-- Start of MATERIAL SHOWN --

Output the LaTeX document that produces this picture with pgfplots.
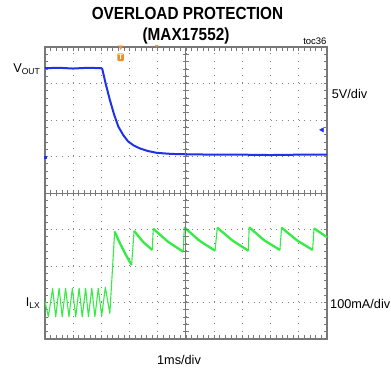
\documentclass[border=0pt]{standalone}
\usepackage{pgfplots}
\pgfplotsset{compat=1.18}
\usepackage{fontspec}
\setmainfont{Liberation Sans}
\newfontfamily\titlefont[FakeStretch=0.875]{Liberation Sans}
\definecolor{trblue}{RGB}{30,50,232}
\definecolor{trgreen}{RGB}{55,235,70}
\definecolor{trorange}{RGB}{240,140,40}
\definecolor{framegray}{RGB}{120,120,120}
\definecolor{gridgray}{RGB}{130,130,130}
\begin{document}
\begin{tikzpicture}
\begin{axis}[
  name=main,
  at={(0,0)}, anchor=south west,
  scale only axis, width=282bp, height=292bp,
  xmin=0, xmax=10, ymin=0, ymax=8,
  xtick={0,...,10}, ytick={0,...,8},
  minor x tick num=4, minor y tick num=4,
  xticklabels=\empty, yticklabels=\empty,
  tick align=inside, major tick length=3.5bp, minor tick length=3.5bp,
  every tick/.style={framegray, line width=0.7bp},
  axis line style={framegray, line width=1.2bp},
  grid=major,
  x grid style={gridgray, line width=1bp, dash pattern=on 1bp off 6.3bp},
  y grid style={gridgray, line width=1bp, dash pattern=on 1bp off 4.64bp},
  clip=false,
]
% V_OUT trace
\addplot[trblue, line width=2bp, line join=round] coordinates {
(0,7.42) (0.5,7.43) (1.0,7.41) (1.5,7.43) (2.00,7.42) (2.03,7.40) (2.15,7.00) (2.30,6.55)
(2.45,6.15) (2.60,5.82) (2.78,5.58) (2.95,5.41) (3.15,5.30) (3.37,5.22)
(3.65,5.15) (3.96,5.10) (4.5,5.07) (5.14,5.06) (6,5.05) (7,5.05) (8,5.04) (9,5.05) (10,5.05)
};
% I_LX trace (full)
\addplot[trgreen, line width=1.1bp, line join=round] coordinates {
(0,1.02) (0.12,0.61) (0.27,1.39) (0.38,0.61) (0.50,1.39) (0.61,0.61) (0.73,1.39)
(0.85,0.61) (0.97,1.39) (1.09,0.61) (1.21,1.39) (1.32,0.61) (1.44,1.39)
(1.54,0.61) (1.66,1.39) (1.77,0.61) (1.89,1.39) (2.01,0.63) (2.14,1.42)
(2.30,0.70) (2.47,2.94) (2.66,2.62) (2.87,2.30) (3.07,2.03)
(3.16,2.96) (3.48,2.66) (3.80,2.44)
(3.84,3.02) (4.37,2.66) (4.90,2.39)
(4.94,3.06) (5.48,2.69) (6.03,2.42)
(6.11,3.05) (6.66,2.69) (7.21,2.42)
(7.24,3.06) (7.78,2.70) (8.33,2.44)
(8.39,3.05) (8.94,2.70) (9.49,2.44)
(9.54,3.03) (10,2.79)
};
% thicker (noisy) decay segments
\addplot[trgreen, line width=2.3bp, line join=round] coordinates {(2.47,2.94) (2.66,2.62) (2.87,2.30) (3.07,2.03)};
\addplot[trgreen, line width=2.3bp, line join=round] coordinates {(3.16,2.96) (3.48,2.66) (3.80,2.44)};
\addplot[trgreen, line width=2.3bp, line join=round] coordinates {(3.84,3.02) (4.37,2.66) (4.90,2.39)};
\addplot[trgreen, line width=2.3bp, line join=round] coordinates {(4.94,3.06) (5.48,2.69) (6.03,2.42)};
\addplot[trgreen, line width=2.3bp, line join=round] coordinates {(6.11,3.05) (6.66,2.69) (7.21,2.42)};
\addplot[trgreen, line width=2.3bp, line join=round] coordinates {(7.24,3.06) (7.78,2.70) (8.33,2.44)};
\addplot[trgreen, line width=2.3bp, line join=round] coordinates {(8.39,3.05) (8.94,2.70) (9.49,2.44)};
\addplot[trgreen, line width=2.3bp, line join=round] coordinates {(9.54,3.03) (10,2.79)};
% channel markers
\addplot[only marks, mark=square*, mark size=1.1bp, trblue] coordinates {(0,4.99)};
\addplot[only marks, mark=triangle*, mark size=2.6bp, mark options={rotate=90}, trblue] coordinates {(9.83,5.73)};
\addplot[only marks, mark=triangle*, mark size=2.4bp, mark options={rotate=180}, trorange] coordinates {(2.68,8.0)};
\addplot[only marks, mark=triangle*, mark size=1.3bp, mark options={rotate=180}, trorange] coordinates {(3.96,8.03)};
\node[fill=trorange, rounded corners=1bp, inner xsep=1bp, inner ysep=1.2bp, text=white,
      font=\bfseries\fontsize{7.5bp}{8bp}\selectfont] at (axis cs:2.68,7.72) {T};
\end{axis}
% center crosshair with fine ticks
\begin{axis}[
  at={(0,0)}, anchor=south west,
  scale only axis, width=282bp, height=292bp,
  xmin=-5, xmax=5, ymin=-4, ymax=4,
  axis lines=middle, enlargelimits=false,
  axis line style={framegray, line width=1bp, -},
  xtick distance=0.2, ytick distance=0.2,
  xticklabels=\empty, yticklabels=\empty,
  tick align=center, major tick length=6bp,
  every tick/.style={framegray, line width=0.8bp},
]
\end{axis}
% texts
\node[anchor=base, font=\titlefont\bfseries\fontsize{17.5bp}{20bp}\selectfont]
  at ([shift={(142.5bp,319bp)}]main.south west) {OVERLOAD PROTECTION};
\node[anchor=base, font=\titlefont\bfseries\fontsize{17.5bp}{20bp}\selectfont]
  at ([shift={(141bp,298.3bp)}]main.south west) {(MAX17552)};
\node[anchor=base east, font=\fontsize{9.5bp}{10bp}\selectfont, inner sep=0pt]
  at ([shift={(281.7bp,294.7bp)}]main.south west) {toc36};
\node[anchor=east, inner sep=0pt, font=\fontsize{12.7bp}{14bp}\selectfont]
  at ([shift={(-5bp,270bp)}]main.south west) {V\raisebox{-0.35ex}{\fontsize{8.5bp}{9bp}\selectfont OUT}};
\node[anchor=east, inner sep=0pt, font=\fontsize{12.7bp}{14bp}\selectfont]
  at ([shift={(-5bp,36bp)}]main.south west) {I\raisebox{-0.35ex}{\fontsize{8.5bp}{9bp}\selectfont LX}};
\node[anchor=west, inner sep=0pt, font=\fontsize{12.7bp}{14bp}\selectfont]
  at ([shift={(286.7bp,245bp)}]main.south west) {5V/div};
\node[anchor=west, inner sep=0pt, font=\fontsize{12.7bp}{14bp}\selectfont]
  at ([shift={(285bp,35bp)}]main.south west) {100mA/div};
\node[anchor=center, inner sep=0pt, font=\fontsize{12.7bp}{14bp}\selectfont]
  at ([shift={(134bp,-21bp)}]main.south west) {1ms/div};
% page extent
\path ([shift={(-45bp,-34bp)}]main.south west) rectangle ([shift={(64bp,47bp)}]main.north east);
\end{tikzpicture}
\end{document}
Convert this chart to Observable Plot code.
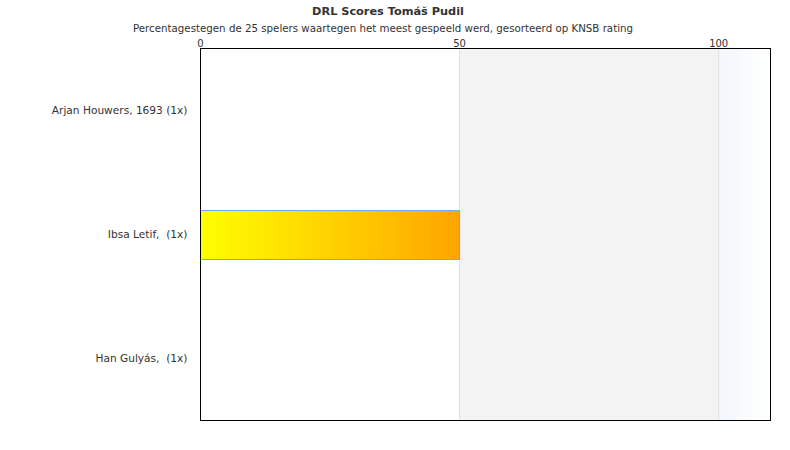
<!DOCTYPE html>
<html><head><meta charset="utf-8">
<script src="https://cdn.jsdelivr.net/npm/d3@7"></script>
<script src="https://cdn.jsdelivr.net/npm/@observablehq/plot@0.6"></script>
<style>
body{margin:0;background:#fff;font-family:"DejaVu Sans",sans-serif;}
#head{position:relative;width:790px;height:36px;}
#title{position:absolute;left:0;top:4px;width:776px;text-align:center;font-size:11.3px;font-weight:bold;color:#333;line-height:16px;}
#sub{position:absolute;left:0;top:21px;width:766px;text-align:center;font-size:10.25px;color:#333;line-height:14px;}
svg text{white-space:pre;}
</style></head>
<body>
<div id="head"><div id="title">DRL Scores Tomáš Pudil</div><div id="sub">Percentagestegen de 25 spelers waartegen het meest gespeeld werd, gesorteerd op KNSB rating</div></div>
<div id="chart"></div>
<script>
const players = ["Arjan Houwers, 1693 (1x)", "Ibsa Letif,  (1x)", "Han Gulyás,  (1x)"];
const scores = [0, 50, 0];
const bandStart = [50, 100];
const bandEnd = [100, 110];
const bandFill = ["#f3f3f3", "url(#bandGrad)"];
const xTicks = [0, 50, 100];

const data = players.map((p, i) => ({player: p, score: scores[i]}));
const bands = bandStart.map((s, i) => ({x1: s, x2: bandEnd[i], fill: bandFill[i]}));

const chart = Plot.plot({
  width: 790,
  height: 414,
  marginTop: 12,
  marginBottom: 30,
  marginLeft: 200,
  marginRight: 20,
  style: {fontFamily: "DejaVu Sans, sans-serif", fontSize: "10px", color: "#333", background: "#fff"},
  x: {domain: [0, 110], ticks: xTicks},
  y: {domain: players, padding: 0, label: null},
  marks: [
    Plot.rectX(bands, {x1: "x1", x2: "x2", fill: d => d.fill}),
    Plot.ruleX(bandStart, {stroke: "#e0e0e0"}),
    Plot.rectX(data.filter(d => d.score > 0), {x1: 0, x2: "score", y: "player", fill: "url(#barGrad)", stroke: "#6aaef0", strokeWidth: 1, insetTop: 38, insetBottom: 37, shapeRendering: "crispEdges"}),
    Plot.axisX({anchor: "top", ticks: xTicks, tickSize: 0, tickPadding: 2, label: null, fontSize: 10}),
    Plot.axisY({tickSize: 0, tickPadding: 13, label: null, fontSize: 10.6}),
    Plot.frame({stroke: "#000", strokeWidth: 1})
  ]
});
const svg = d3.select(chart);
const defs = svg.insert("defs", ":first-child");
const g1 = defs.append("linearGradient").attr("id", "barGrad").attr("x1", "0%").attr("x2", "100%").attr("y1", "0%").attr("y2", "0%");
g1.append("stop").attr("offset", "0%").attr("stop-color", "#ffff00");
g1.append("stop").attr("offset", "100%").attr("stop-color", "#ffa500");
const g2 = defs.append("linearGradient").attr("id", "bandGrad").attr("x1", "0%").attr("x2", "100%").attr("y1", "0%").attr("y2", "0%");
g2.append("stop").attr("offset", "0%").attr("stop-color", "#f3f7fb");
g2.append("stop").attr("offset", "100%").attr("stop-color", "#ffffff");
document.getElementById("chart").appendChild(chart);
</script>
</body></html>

-- End of MATERIAL SHOWN --

EXERCISE DIRECTIONS:
Quote only the lines running from the line with "Convert this chart to Observable Plot code." to the line with "const bands = bandStart.map((s, i)", ends included, exactly as they appear and without the pictures.

SOLUTION TO THIS EXERCISE:
Convert this chart to Observable Plot code.
<!DOCTYPE html>
<html><head><meta charset="utf-8">
<script src="https://cdn.jsdelivr.net/npm/d3@7"></script>
<script src="https://cdn.jsdelivr.net/npm/@observablehq/plot@0.6"></script>
<style>
body{margin:0;background:#fff;font-family:"DejaVu Sans",sans-serif;}
#head{position:relative;width:790px;height:36px;}
#title{position:absolute;left:0;top:4px;width:776px;text-align:center;font-size:11.3px;font-weight:bold;color:#333;line-height:16px;}
#sub{position:absolute;left:0;top:21px;width:766px;text-align:center;font-size:10.25px;color:#333;line-height:14px;}
svg text{white-space:pre;}
</style></head>
<body>
<div id="head"><div id="title">DRL Scores Tomáš Pudil</div><div id="sub">Percentagestegen de 25 spelers waartegen het meest gespeeld werd, gesorteerd op KNSB rating</div></div>
<div id="chart"></div>
<script>
const players = ["Arjan Houwers, 1693 (1x)", "Ibsa Letif,  (1x)", "Han Gulyás,  (1x)"];
const scores = [0, 50, 0];
const bandStart = [50, 100];
const bandEnd = [100, 110];
const bandFill = ["#f3f3f3", "url(#bandGrad)"];
const xTicks = [0, 50, 100];

const data = players.map((p, i) => ({player: p, score: scores[i]}));
const bands = bandStart.map((s, i) => ({x1: s, x2: bandEnd[i], fill: bandFill[i]}));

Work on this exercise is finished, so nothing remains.